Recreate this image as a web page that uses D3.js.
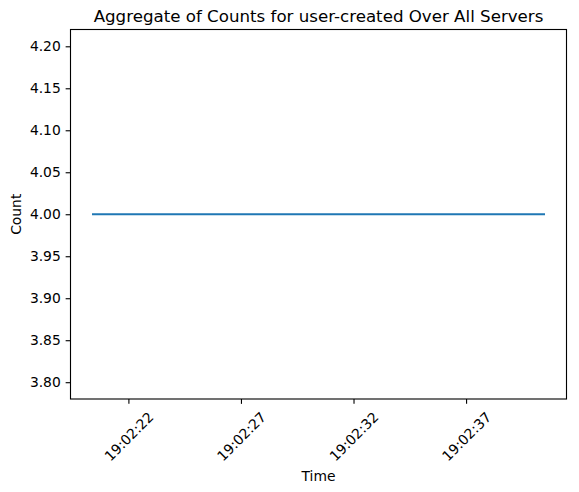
<!DOCTYPE html>
<html>
<head>
<meta charset="utf-8">
<script src="https://cdn.jsdelivr.net/npm/d3@7"></script>
<style>
  html, body { margin: 0; padding: 0; background: #fff; }
  svg { display: block; font-family: "DejaVu Sans", sans-serif; }
</style>
</head>
<body>
<svg id="chart" width="579" height="492"></svg>
<script>
// ---- data ----
const times = ["19:02:20.43", "19:02:25.44", "19:02:30.45", "19:02:35.45", "19:02:40.46"];
const counts = [4, 4, 4, 4, 4];
const xTickLabels = ["19:02:22", "19:02:27", "19:02:32", "19:02:37"];
const yTickValues = [3.80, 3.85, 3.90, 3.95, 4.00, 4.05, 4.10, 4.15, 4.20];
const yDomain = [3.78, 4.22];
const titleText = "Aggregate of Counts for user-created Over All Servers";
const xLabelText = "Time";
const yLabelText = "Count";

(function () {
// ---- helpers ----
function parseTime(s) {
  const [h, m, sec] = s.split(":");
  const secs = parseFloat(sec);
  const whole = Math.floor(secs);
  const ms = Math.round((secs - whole) * 1000);
  return new Date(2024, 0, 1, +h, +m, whole, ms);
}
const data = times.map((t, i) => ({ t: parseTime(t), v: counts[i] }));
const xTicks = xTickLabels.map(parseTime);

// ---- layout ----
const mLeft = 70.5, mRight = 566.5, mTop = 29.5, mBottom = 399;
const pt = 100 / 72;
const tickLen = 3.5 * pt, tickPad = 3.5 * pt;
const fsTick = 10 * pt, fsTitle = 12 * pt;

const svg = d3.select("#chart");

// x scale with 5% margins
const ext = d3.extent(data, d => d.t);
const span = ext[1] - ext[0];
const x = d3.scaleTime()
  .domain([new Date(+ext[0] - span * 0.05), new Date(+ext[1] + span * 0.05)])
  .range([mLeft, mRight]);
const y = d3.scaleLinear().domain(yDomain).range([mBottom, mTop]);

// line
const line = d3.line().x(d => x(d.t)).y(d => y(d.v));
svg.append("path")
  .datum(data)
  .attr("d", line)
  .attr("fill", "none")
  .attr("stroke", "#1f77b4")
  .attr("stroke-width", 1.5 * pt)
  .attr("stroke-linecap", "square");

// frame
svg.append("rect")
  .attr("x", mLeft).attr("y", mTop)
  .attr("width", mRight - mLeft).attr("height", mBottom - mTop)
  .attr("fill", "none").attr("stroke", "#000").attr("stroke-width", 0.8 * pt);

// y axis
const yAxis = d3.axisLeft(y).tickValues(yTickValues)
  .tickFormat(d3.format(".2f")).tickSize(tickLen).tickPadding(tickPad);
const gy = svg.append("g").attr("transform", `translate(${mLeft},0)`).call(yAxis);
gy.select(".domain").remove();
gy.selectAll(".tick line").attr("stroke", "#000").attr("stroke-width", 0.8 * pt);
gy.selectAll(".tick text")
  .attr("fill", "#000")
  .style("font-size", fsTick + "px")
  .style("font-family", "DejaVu Sans");

// x axis
const fmt = d3.timeFormat("%H:%M:%S");
const xAxis = d3.axisBottom(x).tickValues(xTicks).tickFormat(fmt)
  .tickSize(tickLen).tickPadding(tickPad);
const gx = svg.append("g").attr("transform", `translate(0,${mBottom})`).call(xAxis);
gx.select(".domain").remove();
gx.selectAll(".tick line").attr("stroke", "#000").attr("stroke-width", 0.8 * pt);
gx.selectAll(".tick text").each(function () {
  const t = d3.select(this);
  t.style("font-size", fsTick + "px").style("font-family", "DejaVu Sans").attr("fill", "#000");
  const len = this.getComputedTextLength();
  const h = fsTick * 1.17;
  const H = (len + h) * Math.SQRT1_2;
  const cy = tickLen + tickPad + H / 2;
  t.attr("x", 0).attr("y", 0).attr("dy", null)
    .attr("text-anchor", "middle")
    .attr("dominant-baseline", "central")
    .attr("transform", `translate(0,${cy}) rotate(-45)`);
});

// title
svg.append("text")
  .attr("x", (mLeft + mRight) / 2).attr("y", 22.3)
  .attr("text-anchor", "middle")
  .style("font-size", fsTitle + "px")
  .attr("fill", "#000")
  .text(titleText);

// x label
svg.append("text")
  .attr("x", (mLeft + mRight) / 2).attr("y", 481)
  .attr("text-anchor", "middle")
  .style("font-size", fsTick + "px")
  .attr("fill", "#000")
  .text(xLabelText);

// y label
svg.append("text")
  .attr("transform", `translate(21,${(mTop + mBottom) / 2}) rotate(-90)`)
  .attr("text-anchor", "middle")
  .style("font-size", fsTick + "px")
  .attr("fill", "#000")
  .text(yLabelText);
})();
</script>
</body>
</html>
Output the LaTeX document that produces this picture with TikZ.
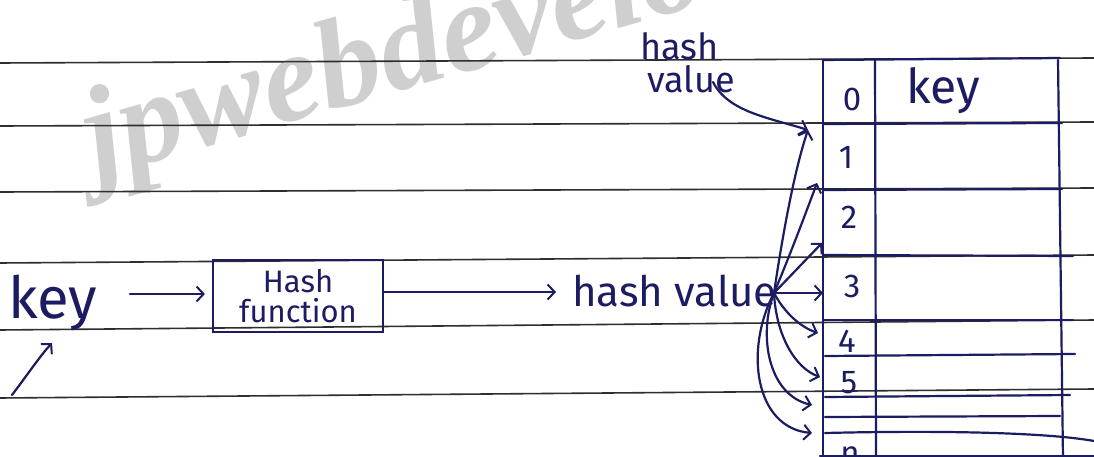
\documentclass[tikz,border=0pt]{standalone}
\usepackage{fontspec}
\setmainfont{Fira Sans}
\newfontfamily\markfont{Liberation Serif}
\usetikzlibrary{arrows.meta}
\definecolor{ink}{HTML}{1C1C62}
\definecolor{ruling}{HTML}{2E2E2E}
\definecolor{wmark}{HTML}{CFCFCF}
\begin{document}
\begin{tikzpicture}[x=1pt,y=-1pt,
  inkline/.style={draw=ink,line width=2.2pt,line cap=round,line join=round},
  ruling/.style={draw=ruling,line width=1.6pt},
  barb/.style={inkline,-{Straight Barb[length=7pt,width=15pt,line width=2pt]}},
  hand/.style={text=ink,inner sep=0pt},
  digit/.style={hand,anchor=base,font=\fontsize{33}{33}\selectfont},
]
\useasboundingbox (0,0) rectangle (1094,457);
\begin{scope}
\clip (0,0) rectangle (1094,457);
\fill[white] (0,0) rectangle (1094,457);

% watermark
\node[anchor=base west,rotate=16,text=wmark,inner sep=0pt,
      font=\markfont\bfseries\itshape\fontsize{128}{128}\selectfont]
      (wm) at (96,178) {jpwebdevelo};

% notebook ruling
\draw[ruling] (0,63) -- (1094,58);
\draw[ruling] (0,126) -- (1094,122);
\draw[ruling] (0,192) -- (1094,188);
\draw[ruling] (0,263) -- (1094,255);
\draw[ruling] (0,330) -- (1094,320);
\draw[ruling] (0,398) -- (1094,389);

% hash table
\draw[inkline] (823,60) -- (823,460);
\draw[inkline] (875,60) -- (876,460);
\draw[inkline] (1058,60) -- (1063,460);
\draw[inkline] (823,60) -- (1060,58);
\draw[inkline] (823,124) -- (1062,123);
\draw[inkline] (823,190) -- (1062,189);
\draw[inkline] (823,255) -- (1073,256);
\draw[inkline] (823,320) -- (1073,320);
\draw[inkline] (825,356) -- (1075,354);
\draw[inkline] (825,397) -- (1070,395);
\draw[inkline] (825,417) -- (1060,416);
\draw[inkline] (825,433) .. controls (950,430) and (1050,433) .. (1094,441);
\draw[inkline] (820,456) -- (1094,456);

\node[digit] (d0) at (852,111) {0};
\node[digit] (d1) at (846,168) {1};
\node[digit] (d2) at (849,228) {2};
\node[digit] (d3) at (852,297) {3};
\node[digit] (d4) at (847,352) {4};
\node[digit] (d5) at (849,393) {5};
\node[digit] (dn) at (850,464) {n};
\node[hand,anchor=base west,font=\fontsize{48}{48}\selectfont] (tkey) at (906,104) {key};

% key -> hash function -> hash value
\node[hand,anchor=base west,font=\fontsize{58}{58}\selectfont] (key) at (8,318) {key};
\node[draw=ink,line width=2.2pt,text=ink,align=center,minimum width=170pt,
      minimum height=72pt,inner sep=0pt,font=\fontsize{31}{30}\selectfont]
      (hf) at (298,296) {Hash\\function};
\node[hand,anchor=base west,font=\fontsize{42}{42}\selectfont] (hv) at (572,306) {hash value};

\coordinate (ka) at (130,294);
\draw[barb,shorten >=7pt] (ka) -- (ka -| hf.west);
\coordinate (kb) at (12,395);
\coordinate (kc) at (52,343);
\draw[barb] (kb) .. controls (28,374) and (40,356) .. (kc);
\coordinate (hfa) at (383,292);
\draw[barb,shorten >=16pt] (hfa) -- (hfa -| hv.west);

% label above the table
\node[hand,anchor=base west,font=\fontsize{36}{36}\selectfont] (hvt1) at (640,60) {hash};
\node[hand,anchor=base west,font=\fontsize{36}{36}\selectfont] (hvt2) at (647,93) {value};
\coordinate (hvtail) at (713,82);

% slot targets on the table edge
\coordinate (fan) at (774,293);
\coordinate (t0) at (808,130);
\coordinate (t1) at (817,183);
\coordinate (t2) at (822,243);
\coordinate (t3) at (823,293);
\coordinate (t4) at (818,333);
\coordinate (t5) at (820,377);
\coordinate (t6) at (812,405);
\coordinate (t7) at (812,433);

\draw[barb] (hvtail) .. controls (728,112) and (770,118) .. (t0);
\draw[barb] (fan) .. controls (784,225) and (796,165) .. (t0);
\draw[barb] (fan) .. controls (790,255) and (805,215) .. (t1);
\draw[barb] (fan) -- (t2);
\draw[barb] (fan) -- (t3);
\draw[barb] (fan) .. controls (784,312) and (800,327) .. (t4);
\draw[barb] (fan) .. controls (776,335) and (795,368) .. (t5);
\draw[barb] (fan) .. controls (758,335) and (768,395) .. (t6);
\draw[barb] (fan) .. controls (744,350) and (755,428) .. (t7);
\end{scope}
\end{tikzpicture}
\end{document}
===
» Problem
All lines above containing the string "that" are to be collected.

» Task answer
Recreate this image as a web page that uses D3.js.
Output the LaTeX document that produces this picture with TikZ.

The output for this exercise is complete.